The U.S. Justice Department has ordered top executives from several container shipping lines to testify in an antitrust investigation over practices by an industry that is the backbone of world trade, the companies said on Wednesday.

The world’s biggest container group, Denmark’s A.P. Moller-Maersk (MAERSKb.CO), together with second largest line MSC of Switzerland, Germany’s Hapag Lloyd (HLAG.DE), Taiwan-based Evergreen and Hong Kong-based Orient Overseas Container Line (OOCL) said their executives were among those who had been subpoenaed.

None offered details on what exactly was being sought by the U.S. authorities, although OOCL said its subpoena called for the production of documents.

The subpoenas were issued during a meeting of top container shipping executives last week in San Francisco. They are members of the International Council of Containership Operators, commonly known as the Box Club.

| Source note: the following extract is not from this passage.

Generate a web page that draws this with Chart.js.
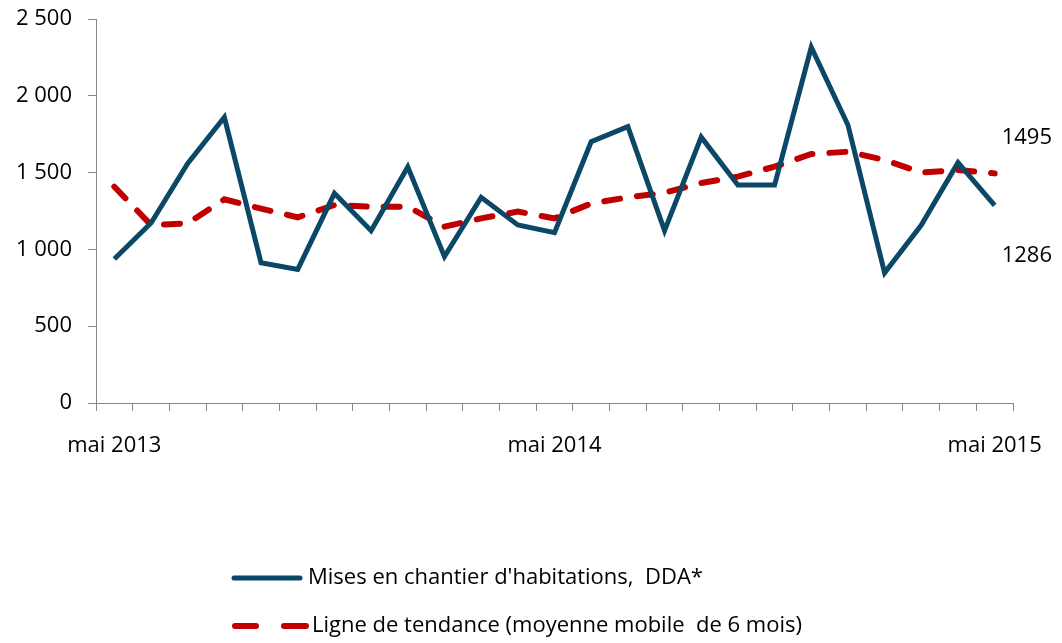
<!DOCTYPE html>
<html>
<head>
<meta charset="utf-8">
<script src="https://cdn.jsdelivr.net/npm/chart.js@4"></script>
<style>
  html, body { margin: 0; padding: 0; background: #fff; }
</style>
</head>
<body>
<canvas id="myChart" width="1062" height="643"></canvas>
<script>
var months = [
    'mai 2013', 'juin 2013', 'juil. 2013', 'août 2013', 'sept. 2013', 'oct. 2013', 'nov. 2013', 'déc. 2013',
    'janv. 2014', 'févr. 2014', 'mars 2014', 'avr. 2014', 'mai 2014', 'juin 2014', 'juil. 2014', 'août 2014',
    'sept. 2014', 'oct. 2014', 'nov. 2014', 'déc. 2014', 'janv. 2015', 'févr. 2015', 'mars 2015', 'avr. 2015', 'mai 2015'
];
var shownTicks = ['mai 2013', 'mai 2014', 'mai 2015'];
var mises = [937, 1172, 1560, 1860, 913, 870, 1365, 1122, 1537, 953, 1339, 1159, 1109,
             1701, 1799, 1122, 1731, 1419, 1419, 2316, 1810, 848, 1159, 1565, 1286];
var tendance = [1408, 1159, 1170, 1326, 1265, 1209, 1289, 1278, 1278, 1148, 1202, 1246, 1202,
                1299, 1339, 1369, 1432, 1474, 1539, 1621, 1636, 1582, 1500, 1517, 1495];
var labelMises = "Mises en chantier d'habitations,  DDA*";
var labelTendance = 'Ligne de tendance (moyenne mobile  de 6 mois)';

var blue = '#0b4767';
var red = '#c00000';
var grey = '#868686';
var fontFamily = "'Open Sans', 'Noto Sans', sans-serif";

function frNumber(v) {
    return String(v).replace(/\B(?=(\d{3})+(?!\d))/g, ' ');
}

// end-of-series values and the legend, drawn straight on the canvas
var extras = {
    id: 'extras',
    afterDatasetsDraw: function (chart) {
        var ctx = chart.ctx;
        var xs = chart.scales.x;
        var ys = chart.scales.y;
        var last = months.length - 1;
        var px = xs.getPixelForValue(last) + 7;

        ctx.save();
        ctx.fillStyle = '#000';
        ctx.font = '22px ' + fontFamily;
        ctx.textBaseline = 'middle';
        ctx.textAlign = 'left';
        ctx.fillText(String(tendance[last]), px, ys.getPixelForValue(tendance[last]) - 36);
        ctx.fillText(String(mises[last]), px, ys.getPixelForValue(mises[last]) + 50);

        // legend
        ctx.lineCap = 'round';
        ctx.lineWidth = 5;
        ctx.strokeStyle = blue;
        ctx.beginPath();
        ctx.moveTo(234, 578);
        ctx.lineTo(300, 578);
        ctx.stroke();

        ctx.strokeStyle = red;
        ctx.lineWidth = 6;
        ctx.beginPath();
        ctx.moveTo(235, 626);
        ctx.lineTo(256, 626);
        ctx.moveTo(284, 626);
        ctx.lineTo(306, 626);
        ctx.stroke();

        ctx.font = '22px ' + fontFamily;
        ctx.fillText(labelMises, 308, 578);
        ctx.fillText(labelTendance, 312, 626);
        ctx.restore();
    }
};

var ctx = document.getElementById('myChart').getContext('2d');
new Chart(ctx, {
    type: 'line',
    data: {
        labels: months,
        datasets: [{
            label: labelMises,
            data: mises,
            borderColor: blue,
            borderWidth: 5,
            borderJoinStyle: 'miter',
            pointRadius: 0,
            tension: 0,
            fill: false
        }, {
            label: labelTendance,
            data: tendance,
            borderColor: red,
            borderWidth: 6,
            borderDash: [16, 17],
            borderCapStyle: 'round',
            pointRadius: 0,
            tension: 0,
            fill: false
        }]
    },
    options: {
        responsive: false,
        animation: false,
        devicePixelRatio: 1,
        layout: {
            padding: { top: 19, right: 49, left: 0, bottom: 0 }
        },
        plugins: {
            legend: { display: false },
            tooltip: { enabled: false }
        },
        scales: {
            x: {
                type: 'category',
                offset: true,
                afterFit: function (s) {
                    s.height = 240;
                    s.paddingLeft = 0;
                    s.paddingRight = 0;
                },
                grid: {
                    offset: true,
                    drawOnChartArea: false,
                    drawTicks: true,
                    tickLength: 8,
                    color: grey
                },
                border: { color: grey, width: 1 },
                ticks: {
                    autoSkip: false,
                    maxRotation: 0,
                    padding: 22,
                    color: '#000',
                    font: { family: fontFamily, size: 22 },
                    callback: function (value) {
                        var lab = this.getLabelForValue(value);
                        return shownTicks.indexOf(lab) >= 0 ? lab : '';
                    }
                }
            },
            y: {
                min: 0,
                max: 2500,
                afterFit: function (s) {
                    s.width = 96;
                    s.paddingTop = 0;
                    s.paddingBottom = 0;
                },
                grid: {
                    drawOnChartArea: false,
                    drawTicks: true,
                    tickLength: 8,
                    color: grey
                },
                border: { color: grey, width: 1 },
                ticks: {
                    stepSize: 500,
                    padding: 16,
                    color: '#000',
                    font: { family: fontFamily, size: 22 },
                    callback: function (v) { return frNumber(v); }
                }
            }
        }
    },
    plugins: [extras]
});
</script>
</body>
</html>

“We can confirm that we conducted an operation,” an FBI spokesman in San Francisco told Reuters on Wednesday. “It is part of an ongoing investigation and we are unable to release any additional details at this point.”

The U.S. Department of Justice declined to comment.

Container lines, which transport everything from TVs to bananas, have tried to save money by setting up alliances to pool their ships’ sailing schedules and port calls. Critics say this can lead to reduced services and increased prices for customers.

The U.S. inquiry follows ones by other jurisdictions including South Africa and the European Union. These have examined pricing practices by the sector, which is still struggling with its worst slump and has seen companies going to the wall due to a glut of ships and sluggish global economic growth.

Such investigations could result in large fines at a time when the firms are still struggling to cut costs.

In July last year, EU anti-trust regulators accepted an offer from Maersk and 13 competitors to change their pricing practices in order to stave off possible fines.

Previous inquiries by the U.S. Justice Department had looked into price fixing within the shipping industry, which has resulted indictments of various executives.

Sydbank analyst Morten Imsgard said such investigations had become “almost everyday life” in the shipping industry and lines had to take them seriously, given the risk of fines.

“What can be severe is that every time authorities dig into this it might result in tighter regulation,” Imsgard said. “The industry needs co-operation and alliances. So, if a tightening of the possibilities to form partnerships across the industry makes it harder to consolidate, it will be more difficult to get a more profitable industry.”

Shares in Hapag dropped 6 percent to 28.5 euros earlier on Wednesday, while Moller-Maersk shares declined 3 percent to 11,390 Danish crowns.

South Korea’s Hanjin Shipping was declared bankrupt in February after it collapsed last year, sending sent shockwaves through the container industry.

In September South African authorities raided some of the world’s biggest container lines on suspicion of colluding to inflate rates on shipping routes.

GLOBAL TRADE

The United States is concerned that the proposed alliances of several major companies, covering about 45 percent of all global shipping capacity, could lead to anti-competitive behaviour.

This could slow global trade as about 90 percent of the world’s traded goods by volume and over 60 percent by value – $4 trillion – is transported by sea on container ships. The rest is on other vessels such as oil or gas tankers.

Spokesmen for Maersk Line and Hapag Lloyd said that the subpoenas did not set out any specific allegations, adding that the companies would fully cooperate with authorities.

MSC said several lines including itself received subpoenas last week from the Department of Justice, declining further comment at this stage “due to the ongoing nature of the investigation”.

OOCL and Evergreen also confirmed they were involved.